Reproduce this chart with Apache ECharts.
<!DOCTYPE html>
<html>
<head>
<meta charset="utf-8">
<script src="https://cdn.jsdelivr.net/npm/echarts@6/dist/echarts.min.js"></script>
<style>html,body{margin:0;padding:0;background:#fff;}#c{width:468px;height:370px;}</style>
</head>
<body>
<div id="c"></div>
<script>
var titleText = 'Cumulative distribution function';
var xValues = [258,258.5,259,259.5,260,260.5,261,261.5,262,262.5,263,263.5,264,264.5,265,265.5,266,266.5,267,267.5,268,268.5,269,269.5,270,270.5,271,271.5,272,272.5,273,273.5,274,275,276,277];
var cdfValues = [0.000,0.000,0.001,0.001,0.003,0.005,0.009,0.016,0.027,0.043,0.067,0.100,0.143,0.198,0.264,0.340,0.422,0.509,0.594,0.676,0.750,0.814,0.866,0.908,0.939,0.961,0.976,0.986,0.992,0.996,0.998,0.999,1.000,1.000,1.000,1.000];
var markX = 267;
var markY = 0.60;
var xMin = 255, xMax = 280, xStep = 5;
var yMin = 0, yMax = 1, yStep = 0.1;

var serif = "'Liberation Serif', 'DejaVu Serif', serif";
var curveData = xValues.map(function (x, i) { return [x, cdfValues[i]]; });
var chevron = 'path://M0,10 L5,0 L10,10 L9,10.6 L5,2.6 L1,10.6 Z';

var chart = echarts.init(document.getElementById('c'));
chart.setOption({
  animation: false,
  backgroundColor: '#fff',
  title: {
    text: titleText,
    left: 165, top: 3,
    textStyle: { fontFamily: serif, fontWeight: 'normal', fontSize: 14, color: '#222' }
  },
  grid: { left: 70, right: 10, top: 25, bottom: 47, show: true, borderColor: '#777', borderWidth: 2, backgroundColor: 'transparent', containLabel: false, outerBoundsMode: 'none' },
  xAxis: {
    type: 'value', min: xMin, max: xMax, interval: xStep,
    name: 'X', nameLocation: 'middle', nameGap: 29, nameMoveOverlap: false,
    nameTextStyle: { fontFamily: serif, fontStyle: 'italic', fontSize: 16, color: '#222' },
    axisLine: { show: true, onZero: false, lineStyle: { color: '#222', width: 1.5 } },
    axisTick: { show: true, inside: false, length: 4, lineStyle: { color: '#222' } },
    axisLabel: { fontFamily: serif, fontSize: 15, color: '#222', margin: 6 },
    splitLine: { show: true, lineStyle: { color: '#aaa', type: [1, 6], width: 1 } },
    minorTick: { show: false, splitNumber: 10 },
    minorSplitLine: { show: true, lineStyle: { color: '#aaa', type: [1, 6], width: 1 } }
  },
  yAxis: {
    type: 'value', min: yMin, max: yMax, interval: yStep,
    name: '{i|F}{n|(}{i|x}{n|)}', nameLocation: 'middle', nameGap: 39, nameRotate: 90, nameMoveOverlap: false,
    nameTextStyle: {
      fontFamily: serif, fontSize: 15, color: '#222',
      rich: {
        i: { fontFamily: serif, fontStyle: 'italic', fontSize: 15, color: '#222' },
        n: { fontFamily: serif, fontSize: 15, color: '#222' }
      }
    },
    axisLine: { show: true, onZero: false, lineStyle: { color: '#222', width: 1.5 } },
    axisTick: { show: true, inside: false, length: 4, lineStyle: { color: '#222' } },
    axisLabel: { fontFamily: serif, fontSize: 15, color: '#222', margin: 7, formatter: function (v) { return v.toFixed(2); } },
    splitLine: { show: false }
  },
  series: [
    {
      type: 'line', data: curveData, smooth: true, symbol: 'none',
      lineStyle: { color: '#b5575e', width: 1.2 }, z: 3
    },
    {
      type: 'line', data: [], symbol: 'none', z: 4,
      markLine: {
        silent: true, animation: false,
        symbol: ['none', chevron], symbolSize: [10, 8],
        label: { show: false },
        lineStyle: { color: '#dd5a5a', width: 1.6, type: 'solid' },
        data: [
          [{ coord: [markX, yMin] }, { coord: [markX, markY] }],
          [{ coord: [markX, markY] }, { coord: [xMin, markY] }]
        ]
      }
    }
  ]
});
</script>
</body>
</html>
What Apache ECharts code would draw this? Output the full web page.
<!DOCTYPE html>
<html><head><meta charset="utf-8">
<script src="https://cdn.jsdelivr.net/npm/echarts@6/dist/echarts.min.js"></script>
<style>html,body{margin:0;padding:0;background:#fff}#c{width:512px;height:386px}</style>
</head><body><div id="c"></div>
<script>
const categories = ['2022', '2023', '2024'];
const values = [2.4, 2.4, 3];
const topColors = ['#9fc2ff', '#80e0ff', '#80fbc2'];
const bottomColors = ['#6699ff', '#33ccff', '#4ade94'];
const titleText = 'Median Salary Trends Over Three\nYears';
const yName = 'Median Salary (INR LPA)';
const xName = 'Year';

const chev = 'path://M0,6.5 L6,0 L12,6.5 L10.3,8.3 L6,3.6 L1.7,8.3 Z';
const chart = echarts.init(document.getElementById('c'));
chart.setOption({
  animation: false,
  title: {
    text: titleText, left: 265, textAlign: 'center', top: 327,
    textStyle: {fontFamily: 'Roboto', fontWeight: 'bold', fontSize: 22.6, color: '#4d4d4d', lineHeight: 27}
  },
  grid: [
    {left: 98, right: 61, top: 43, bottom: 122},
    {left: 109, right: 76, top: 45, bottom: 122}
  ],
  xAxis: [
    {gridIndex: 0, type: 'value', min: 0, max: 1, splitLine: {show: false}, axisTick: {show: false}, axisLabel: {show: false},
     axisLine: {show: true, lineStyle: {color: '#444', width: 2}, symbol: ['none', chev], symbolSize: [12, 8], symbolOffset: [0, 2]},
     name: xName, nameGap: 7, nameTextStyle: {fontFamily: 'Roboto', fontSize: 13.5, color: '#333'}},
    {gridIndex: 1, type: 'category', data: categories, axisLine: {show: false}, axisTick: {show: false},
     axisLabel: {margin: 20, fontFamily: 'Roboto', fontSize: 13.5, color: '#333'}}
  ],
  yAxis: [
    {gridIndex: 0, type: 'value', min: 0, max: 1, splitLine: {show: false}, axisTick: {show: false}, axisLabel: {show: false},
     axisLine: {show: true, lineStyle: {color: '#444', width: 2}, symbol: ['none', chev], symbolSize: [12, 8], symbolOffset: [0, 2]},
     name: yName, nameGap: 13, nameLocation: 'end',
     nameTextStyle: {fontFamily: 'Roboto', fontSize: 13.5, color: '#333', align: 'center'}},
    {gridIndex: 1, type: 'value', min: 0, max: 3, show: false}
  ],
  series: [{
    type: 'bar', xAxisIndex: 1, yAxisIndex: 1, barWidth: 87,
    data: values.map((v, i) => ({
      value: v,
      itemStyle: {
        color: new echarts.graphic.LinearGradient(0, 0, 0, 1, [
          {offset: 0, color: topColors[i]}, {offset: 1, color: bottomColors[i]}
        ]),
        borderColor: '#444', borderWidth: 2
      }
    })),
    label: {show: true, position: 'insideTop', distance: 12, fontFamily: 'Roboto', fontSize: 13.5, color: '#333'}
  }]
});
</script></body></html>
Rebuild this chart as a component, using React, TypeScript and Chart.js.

Goal of the exercise:
Give back the data above exactly as it appears.

Reply:
Reproduce this chart with Apache ECharts.
<!DOCTYPE html>
<html>
<head>
<meta charset="utf-8">
<script src="https://cdn.jsdelivr.net/npm/echarts@6/dist/echarts.min.js"></script>
<style>html,body{margin:0;padding:0;background:#fff;}#c{width:468px;height:370px;}</style>
</head>
<body>
<div id="c"></div>
<script>
var titleText = 'Cumulative distribution function';
var xValues = [258,258.5,259,259.5,260,260.5,261,261.5,262,262.5,263,263.5,264,264.5,265,265.5,266,266.5,267,267.5,268,268.5,269,269.5,270,270.5,271,271.5,272,272.5,273,273.5,274,275,276,277];
var cdfValues = [0.000,0.000,0.001,0.001,0.003,0.005,0.009,0.016,0.027,0.043,0.067,0.100,0.143,0.198,0.264,0.340,0.422,0.509,0.594,0.676,0.750,0.814,0.866,0.908,0.939,0.961,0.976,0.986,0.992,0.996,0.998,0.999,1.000,1.000,1.000,1.000];
var markX = 267;
var markY = 0.60;
var xMin = 255, xMax = 280, xStep = 5;
var yMin = 0, yMax = 1, yStep = 0.1;

var serif = "'Liberation Serif', 'DejaVu Serif', serif";
var curveData = xValues.map(function (x, i) { return [x, cdfValues[i]]; });
var chevron = 'path://M0,10 L5,0 L10,10 L9,10.6 L5,2.6 L1,10.6 Z';

var chart = echarts.init(document.getElementById('c'));
chart.setOption({
  animation: false,
  backgroundColor: '#fff',
  title: {
    text: titleText,
    left: 165, top: 3,
    textStyle: { fontFamily: serif, fontWeight: 'normal', fontSize: 14, color: '#222' }
  },
  grid: { left: 70, right: 10, top: 25, bottom: 47, show: true, borderColor: '#777', borderWidth: 2, backgroundColor: 'transparent', containLabel: false, outerBoundsMode: 'none' },
  xAxis: {
    type: 'value', min: xMin, max: xMax, interval: xStep,
    name: 'X', nameLocation: 'middle', nameGap: 29, nameMoveOverlap: false,
    nameTextStyle: { fontFamily: serif, fontStyle: 'italic', fontSize: 16, color: '#222' },
    axisLine: { show: true, onZero: false, lineStyle: { color: '#222', width: 1.5 } },
    axisTick: { show: true, inside: false, length: 4, lineStyle: { color: '#222' } },
    axisLabel: { fontFamily: serif, fontSize: 15, color: '#222', margin: 6 },
    splitLine: { show: true, lineStyle: { color: '#aaa', type: [1, 6], width: 1 } },
    minorTick: { show: false, splitNumber: 10 },
    minorSplitLine: { show: true, lineStyle: { color: '#aaa', type: [1, 6], width: 1 } }
  },
  yAxis: {
    type: 'value', min: yMin, max: yMax, interval: yStep,
    name: '{i|F}{n|(}{i|x}{n|)}', nameLocation: 'middle', nameGap: 39, nameRotate: 90, nameMoveOverlap: false,
    nameTextStyle: {
      fontFamily: serif, fontSize: 15, color: '#222',
      rich: {
        i: { fontFamily: serif, fontStyle: 'italic', fontSize: 15, color: '#222' },
        n: { fontFamily: serif, fontSize: 15, color: '#222' }
      }
    },
    axisLine: { show: true, onZero: false, lineStyle: { color: '#222', width: 1.5 } },
    axisTick: { show: true, inside: false, length: 4, lineStyle: { color: '#222' } },
    axisLabel: { fontFamily: serif, fontSize: 15, color: '#222', margin: 7, formatter: function (v) { return v.toFixed(2); } },
    splitLine: { show: false }
  },
  series: [
    {
      type: 'line', data: curveData, smooth: true, symbol: 'none',
      lineStyle: { color: '#b5575e', width: 1.2 }, z: 3
    },
    {
      type: 'line', data: [], symbol: 'none', z: 4,
      markLine: {
        silent: true, animation: false,
        symbol: ['none', chevron], symbolSize: [10, 8],
        label: { show: false },
        lineStyle: { color: '#dd5a5a', width: 1.6, type: 'solid' },
        data: [
          [{ coord: [markX, yMin] }, { coord: [markX, markY] }],
          [{ coord: [markX, markY] }, { coord: [xMin, markY] }]
        ]
      }
    }
  ]
});
</script>
</body>
</html>
What Apache ECharts code would draw this? Output the full web page.
<!DOCTYPE html>
<html><head><meta charset="utf-8">
<script src="https://cdn.jsdelivr.net/npm/echarts@6/dist/echarts.min.js"></script>
<style>html,body{margin:0;padding:0;background:#fff}#c{width:512px;height:386px}</style>
</head><body><div id="c"></div>
<script>
const categories = ['2022', '2023', '2024'];
const values = [2.4, 2.4, 3];
const topColors = ['#9fc2ff', '#80e0ff', '#80fbc2'];
const bottomColors = ['#6699ff', '#33ccff', '#4ade94'];
const titleText = 'Median Salary Trends Over Three\nYears';
const yName = 'Median Salary (INR LPA)';
const xName = 'Year';

const chev = 'path://M0,6.5 L6,0 L12,6.5 L10.3,8.3 L6,3.6 L1.7,8.3 Z';
const chart = echarts.init(document.getElementById('c'));
chart.setOption({
  animation: false,
  title: {
    text: titleText, left: 265, textAlign: 'center', top: 327,
    textStyle: {fontFamily: 'Roboto', fontWeight: 'bold', fontSize: 22.6, color: '#4d4d4d', lineHeight: 27}
  },
  grid: [
    {left: 98, right: 61, top: 43, bottom: 122},
    {left: 109, right: 76, top: 45, bottom: 122}
  ],
  xAxis: [
    {gridIndex: 0, type: 'value', min: 0, max: 1, splitLine: {show: false}, axisTick: {show: false}, axisLabel: {show: false},
     axisLine: {show: true, lineStyle: {color: '#444', width: 2}, symbol: ['none', chev], symbolSize: [12, 8], symbolOffset: [0, 2]},
     name: xName, nameGap: 7, nameTextStyle: {fontFamily: 'Roboto', fontSize: 13.5, color: '#333'}},
    {gridIndex: 1, type: 'category', data: categories, axisLine: {show: false}, axisTick: {show: false},
     axisLabel: {margin: 20, fontFamily: 'Roboto', fontSize: 13.5, color: '#333'}}
  ],
  yAxis: [
    {gridIndex: 0, type: 'value', min: 0, max: 1, splitLine: {show: false}, axisTick: {show: false}, axisLabel: {show: false},
     axisLine: {show: true, lineStyle: {color: '#444', width: 2}, symbol: ['none', chev], symbolSize: [12, 8], symbolOffset: [0, 2]},
     name: yName, nameGap: 13, nameLocation: 'end',
     nameTextStyle: {fontFamily: 'Roboto', fontSize: 13.5, color: '#333', align: 'center'}},
    {gridIndex: 1, type: 'value', min: 0, max: 3, show: false}
  ],
  series: [{
    type: 'bar', xAxisIndex: 1, yAxisIndex: 1, barWidth: 87,
    data: values.map((v, i) => ({
      value: v,
      itemStyle: {
        color: new echarts.graphic.LinearGradient(0, 0, 0, 1, [
          {offset: 0, color: topColors[i]}, {offset: 1, color: bottomColors[i]}
        ]),
        borderColor: '#444', borderWidth: 2
      }
    })),
    label: {show: true, position: 'insideTop', distance: 12, fontFamily: 'Roboto', fontSize: 13.5, color: '#333'}
  }]
});
</script></body></html>
Rebuild this chart as a component, using React, TypeScript and Chart.js.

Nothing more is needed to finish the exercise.